De volgende ochtend liep opa de sporen van Prince in de sneeuw na. Zijn adem stokte toen hij zag waar hij de teugels had laten vieren: precies aan de afgrond van een diep ravijn, waarbij één stap naar voren een zekere dood zou hebben betekend voor zowel paard als ruiter.
Door die ervaring en vele andere gaf opa deze raad: ‘De allerbeste metgezel die je ooit zult hebben, is je hemelse Vader.’ Wanneer mijn vader opa’s verhaal vertelde, haalde hij de Schriften aan:
‘Vertrouw op de Heere met heel je hart, en steun op je eigen inzicht niet.
Ken Hem in al je wegen, dan zal Híj je paden rechtmaken.’25
Ik getuig dat Jezus Christus het eeuwig Licht is dat nog steeds ‘schijnt in de duisternis’.26 Geen enkele duisternis kan dat Licht ooit onderdrukken, doven, overmeesteren of verslaan.

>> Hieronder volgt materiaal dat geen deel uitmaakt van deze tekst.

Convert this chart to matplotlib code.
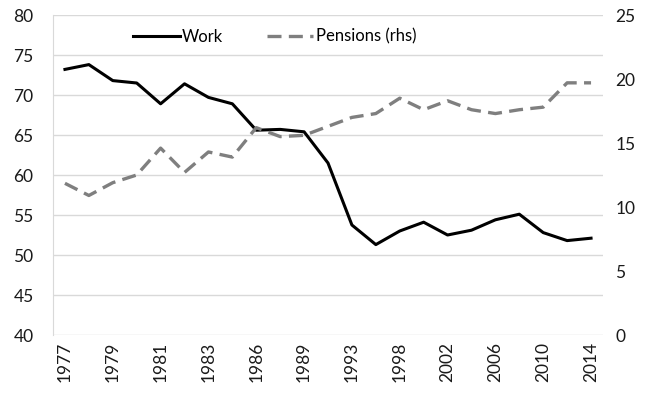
import matplotlib
matplotlib.use("Agg")
import matplotlib.pyplot as plt

years = [1977, 1978, 1979, 1980, 1981, 1982, 1983, 1984, 1986, 1987, 1989, 1991,
         1993, 1995, 1998, 2000, 2002, 2004, 2006, 2008, 2010, 2012, 2014]
work = [73.2, 73.8, 71.8, 71.5, 68.9, 71.4, 69.7, 68.9, 65.6, 65.7, 65.4, 61.5,
        53.75, 51.3, 53.0, 54.1, 52.5, 53.1, 54.4, 55.1, 52.8, 51.8, 52.1]
pensions = [11.85, 10.9, 11.9, 12.5, 14.6, 12.7, 14.3, 13.9, 16.2, 15.5, 15.6, 16.3,
            17.0, 17.3, 18.5, 17.6, 18.3, 17.6, 17.3, 17.6, 17.8, 19.7, 19.7]
labels = [str(y) if i % 2 == 0 else "" for i, y in enumerate(years)]

plt.rcParams['font.family'] = ['Lato', 'DejaVu Sans']
fig = plt.figure(figsize=(6.5, 4), dpi=100)
ax = fig.add_axes([53/650, 1-335/400, 550/650, 320/400])
ax2 = ax.twinx()

x = list(range(len(years)))
grid_c = '#d9d9d9'
ax.set_ylim(40, 80)
ax.set_yticks(range(40, 81, 5))
ax2.set_ylim(0, 25)
ax2.set_yticks(range(0, 26, 5))
ax.set_xlim(-0.5, len(years) - 0.5)
ax.set_xticks(x)
ax.set_xticklabels(labels, rotation=90)
ax.grid(axis='y', color=grid_c, lw=1)
ax.set_axisbelow(True)

l1, = ax.plot(x, work, color='black', lw=2.2, label='Work', zorder=3)
l2, = ax2.plot(x, pensions, color='#7f7f7f', lw=2.4, ls=(0, (4.2, 2.2)), label='Pensions (rhs)')

for a in (ax, ax2):
    for s in a.spines.values():
        s.set_visible(False)
    a.tick_params(length=0, labelsize=12.5, colors='#1a1a1a')
ax.spines['left'].set_visible(True)
ax.spines['left'].set_color(grid_c)
ax.tick_params(axis='y', pad=14)
ax.tick_params(axis='x', pad=5)
ax2.tick_params(axis='y', pad=9)

leg = ax2.legend(handles=[l1, l2], loc='center left',
                 bbox_to_anchor=(133/650, 1-36.7/400), bbox_transform=fig.transFigure,
                 ncol=2, frameon=False, fontsize=12, handlelength=2.8, handletextpad=0.15,
                 columnspacing=2.6, borderaxespad=0, borderpad=0)

fig.savefig('out.png', dpi=100)
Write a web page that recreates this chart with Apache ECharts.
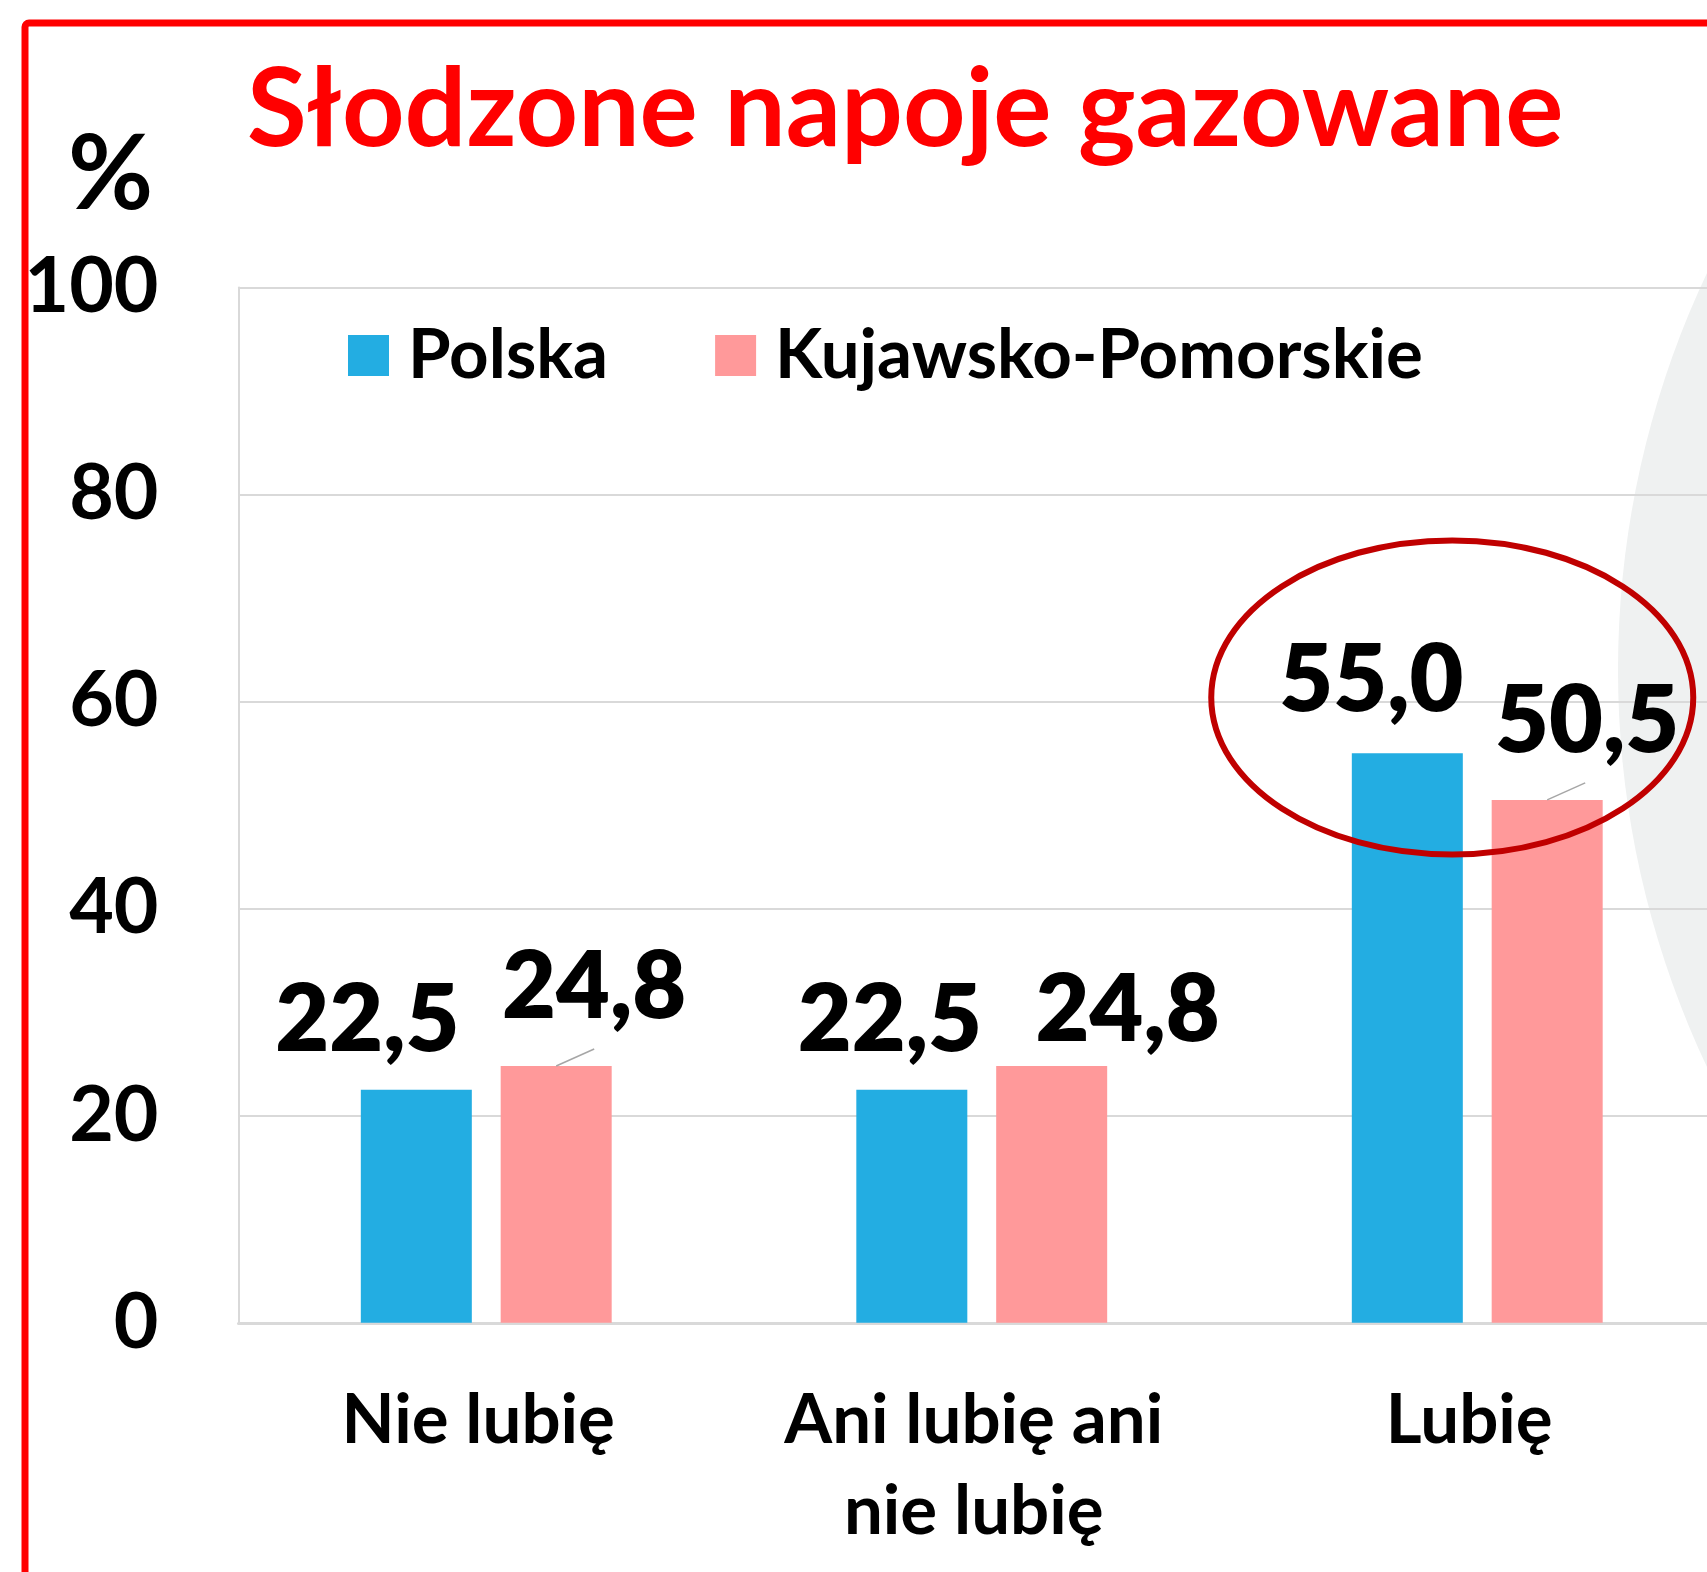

Onze hemelse Vader biedt u dat Licht vrijelijk aan. U bent nooit alleen. Hij hoort en verhoort elk gebed. Hij heeft ‘u uit de duisternis geroepen […] tot Zijn wonderbaar licht’.27 Als u vraagt: ‘Vader, Vader, bent U daar?’, zal Hij altijd antwoorden: ‘Ik ben er, mijn kind, Ik ben hier.’
Ik getuig dat Jezus Christus het plan van onze hemelse Vader als onze Heiland en Verlosser heeft volbracht;28 Hij is ons Licht, ons Leven en onze Weg. Zijn licht zal nimmer vervagen,29 zijn heerlijkheid zal nimmer verdwijnen, zijn liefde voor u is eindeloos – gisteren, vandaag en voor eeuwig. In de naam van Jezus Christus. Amen.